» Description of the task
Find the lines holding "that" and copy them.
______________________________
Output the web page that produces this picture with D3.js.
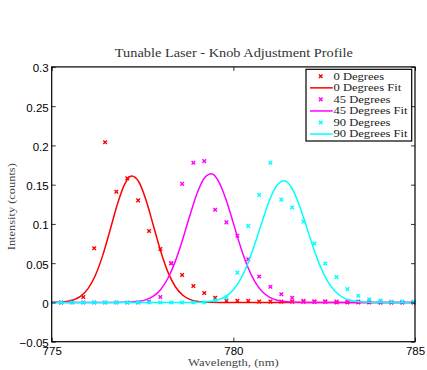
<!DOCTYPE html>
<html><head><meta charset="utf-8">
<script src="https://cdn.jsdelivr.net/npm/d3@7"></script>
<style>html,body{margin:0;padding:0;background:#fff;} svg{display:block}</style>
</head><body><svg id="chart" width="427" height="370"></svg>
<script>
// ---- data ----
const wavelength = [775.26,775.56,775.87,776.17,776.47,776.78,777.08,777.38,777.68,777.99,
  778.29,778.59,778.90,779.20,779.50,779.81,780.11,780.41,780.71,781.02,
  781.32,781.62,781.93,782.23,782.53,782.84,783.14,783.44,783.74,784.05,
  784.35,784.65,784.96];
const deg0 = [0.000,0.001,0.007,0.069,0.204,0.141,0.158,0.130,0.091,0.068,
  0.050,0.035,0.021,0.012,0.006,0.002,0.002,0.002,0.001,0.001,
  0.001,0.001,0.001,0.001,0.001,0.000,0.000,0.000,0.000,0.000,
  0.000,0.000,0.000];
const deg45 = [0.000,0.000,0.000,0.000,0.000,0.000,0.000,0.000,0.001,0.007,
  0.050,0.151,0.178,0.180,0.118,0.102,0.085,0.055,0.033,0.020,
  0.0105,0.006,0.002,0.001,0.001,0.001,0.001,0.001,0.001,0.000,
  0.000,0.000,0.000];
const deg90 = [0.000,0.000,0.000,0.000,0.000,0.000,0.000,0.000,0.000,0.000,
  0.000,0.000,0.000,0.000,0.003,0.0065,0.038,0.0975,0.137,0.178,
  0.131,0.121,0.103,0.075,0.0496,0.0322,0.017,0.0085,0.004,0.0025,
  0.0013,0.0013,0.001];
const fitWavelength = [775.0,775.2,775.4,775.6,775.8,776.0,776.2,776.4,776.6,776.8,
  777.0,777.2,777.4,777.6,777.8,778.0,778.2,778.4,778.6,778.8,
  779.0,779.2,779.4,779.6,779.8,780.0,780.2,780.4,780.6,780.8,
  781.0,781.2,781.4,781.6,781.8,782.0,782.2,782.4,782.6,782.8,
  783.0,783.2,783.4,783.6,783.8,784.0,784.2,784.4,784.6,784.8,785.0];
const fit0 = [0.0001,0.0004,0.0012,0.0033,0.0080,0.0176,0.0343,0.0593,0.0910,0.1239,
  0.1498,0.1609,0.1534,0.1299,0.0977,0.0652,0.0386,0.0203,0.0095,0.0039,
  0.0015,0.0005,0.0001,0,0,0,0,0,0,0,
  0,0,0,0,0,0,0,0,0,0,
  0,0,0,0,0,0,0,0,0,0,0];
const fit45 = [0,0,0,0,0,0,0,0,0,0,
  0.0002,0.0005,0.0014,0.0036,0.0081,0.0166,0.0308,0.0520,0.0795,0.1103,
  0.1388,0.1583,0.1638,0.1537,0.1309,0.1010,0.0707,0.0449,0.0259,0.0135,
  0.0064,0.0027,0.0011,0.0004,0.0001,0,0,0,0,0,
  0,0,0,0,0,0,0,0,0,0,0];
const fit90 = [0,0,0,0,0,0,0,0,0,0,
  0,0,0,0,0,0,0,0,0,0,
  0.0002,0.0006,0.0015,0.0036,0.0081,0.0163,0.0298,0.0497,0.0755,0.1041,
  0.1307,0.1492,0.1550,0.1464,0.1258,0.0983,0.0700,0.0453,0.0266,0.0143,
  0.0069,0.0031,0.0012,0.0005,0.0002,0,0,0,0,0,0];
const seriesNames = ["0 Degrees","45 Degrees","90 Degrees"];
const fitNames = ["0 Degrees Fit","45 Degrees Fit","90 Degrees Fit"];
const seriesColors = ["#ff0000","#ff00ff","#00ffff"];
const xTicks = [775,780,785];
const xTickLabels = ["775","780","785"];
const yTicks = [-0.05,0,0.05,0.1,0.15,0.2,0.25,0.3];
const yTickLabels = ["\u22120.05","0","0.05","0.1","0.15","0.2","0.25","0.3"];
const titleText = "Tunable Laser - Knob Adjustment Profile";
const xLabelText = "Wavelength, (nm)";
const yLabelText = "Intensity (counts)";

// ---- drawing ----
const svg = d3.select("#chart");
const L = 51.7, R = 415, T = 66.9, B = 341.7;
const x = d3.scaleLinear().domain([775,785]).range([L,R]);
const y = d3.scaleLinear().domain([-0.05,0.3]).range([B,T]);

svg.append("rect").attr("width",427).attr("height",370).attr("fill","#fff");

const pointSets = [deg0, deg45, deg90];
const fitSets = [fit0, fit45, fit90];
const line = d3.line().x(d=>x(d[0])).y(d=>y(d[1])).curve(d3.curveMonotoneX);
const markerPath = "M-1.8,-1.8L1.8,1.8M-1.8,1.8L1.8,-1.8";

const plot = svg.append("g");
pointSets.forEach((vals,si)=>{
  plot.append("g").selectAll("path").data(wavelength.map((w,i)=>[w,vals[i]])).join("path")
    .attr("d",markerPath)
    .attr("transform",d=>`translate(${x(d[0])},${y(d[1])})`)
    .attr("stroke",seriesColors[si]).attr("stroke-width",1.4).attr("fill","none");
  plot.append("path").datum(fitWavelength.map((w,i)=>[w,fitSets[si][i]]))
    .attr("d",line).attr("fill","none").attr("stroke",seriesColors[si]).attr("stroke-width",1.5);
});

// axes
const fmtX = (d,i)=>xTickLabels[i];
const fmtY = (d,i)=>yTickLabels[i];
const gB = svg.append("g").attr("transform",`translate(0,${B})`)
  .call(d3.axisBottom(x).tickValues(xTicks).tickFormat(fmtX).tickSizeInner(-4).tickSizeOuter(0).tickPadding(5));
const gT = svg.append("g").attr("transform",`translate(0,${T})`)
  .call(d3.axisTop(x).tickValues(xTicks).tickFormat("").tickSizeInner(-4).tickSizeOuter(0));
const gL = svg.append("g").attr("transform",`translate(${L},0)`)
  .call(d3.axisLeft(y).tickValues(yTicks).tickFormat(fmtY).tickSizeInner(-4).tickSizeOuter(0).tickPadding(3));
const gR = svg.append("g").attr("transform",`translate(${R},0)`)
  .call(d3.axisRight(y).tickValues(yTicks).tickFormat("").tickSizeInner(-4).tickSizeOuter(0));
[gB,gT,gL,gR].forEach(g=>{
  g.select(".domain").remove();
  g.selectAll(".tick line").attr("stroke","#000").attr("stroke-width",0.8);
  g.selectAll("text").attr("font-family","'Liberation Sans', Arial, sans-serif").attr("font-size",11.5).attr("fill","#000");
});
gL.selectAll("text").attr("dy","0.42em");
svg.append("rect").attr("x",L).attr("y",T).attr("width",R-L).attr("height",B-T)
  .attr("fill","none").attr("stroke","#000").attr("stroke-width",1.2);

// titles
const serif = "'Liberation Serif','DejaVu Serif',serif";
svg.append("text").attr("x",(L+R)/2+0.5).attr("y",56.7).attr("text-anchor","middle")
  .attr("font-family",serif).attr("font-size",12.5).attr("fill","#333")
  .attr("textLength",238).attr("lengthAdjust","spacingAndGlyphs").text(titleText);
svg.append("text").attr("x",(L+R)/2).attr("y",365.5).attr("text-anchor","middle")
  .attr("font-family",serif).attr("font-size",10.5).attr("fill","#444")
  .attr("textLength",90.6).attr("lengthAdjust","spacingAndGlyphs").text(xLabelText);
svg.append("text").attr("transform","translate(14.5,206.7) rotate(-90)").attr("text-anchor","middle")
  .attr("font-family",serif).attr("font-size",10.5).attr("fill","#444")
  .attr("textLength",87).attr("lengthAdjust","spacingAndGlyphs").text(yLabelText);

// legend
const lg = svg.append("g");
lg.append("rect").attr("x",306).attr("y",69.3).attr("width",105.7).attr("height",71.7)
  .attr("fill","#fff").attr("stroke","#000").attr("stroke-width",1.2);
const rows = [];
seriesNames.forEach((n,i)=>{ rows.push({label:n,color:seriesColors[i],kind:"m"}); rows.push({label:fitNames[i],color:seriesColors[i],kind:"l"}); });
// widths scaled so that "45 Degrees Fit" spans 74px like the reference
const legendFont = 10;
const probe = svg.append("text").attr("font-family",serif).attr("font-size",legendFont).text(fitNames[1]);
const scaleW = 74/probe.node().getComputedTextLength(); probe.remove();
rows.forEach((r,i)=>{
  const cy = 76.3 + i*11.55;
  if(r.kind==="m"){
    lg.append("path").attr("d",markerPath).attr("transform",`translate(320.7,${cy})`)
      .attr("stroke",r.color).attr("stroke-width",1.4).attr("fill","none");
  } else {
    lg.append("line").attr("x1",310).attr("x2",332.7).attr("y1",cy).attr("y2",cy)
      .attr("stroke",r.color).attr("stroke-width",1.5);
  }
  const t = lg.append("text").attr("x",333.5).attr("y",cy+3.4).attr("font-family",serif).attr("font-size",legendFont)
    .attr("fill","#222").text(r.label);
  const w = t.node().getComputedTextLength();
  t.attr("textLength",w*scaleW).attr("lengthAdjust","spacingAndGlyphs");
});
</script></body></html>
______________________________
» The response
Output the web page that produces this picture with D3.js.
// widths scaled so that "45 Degrees Fit" spans 74px like the reference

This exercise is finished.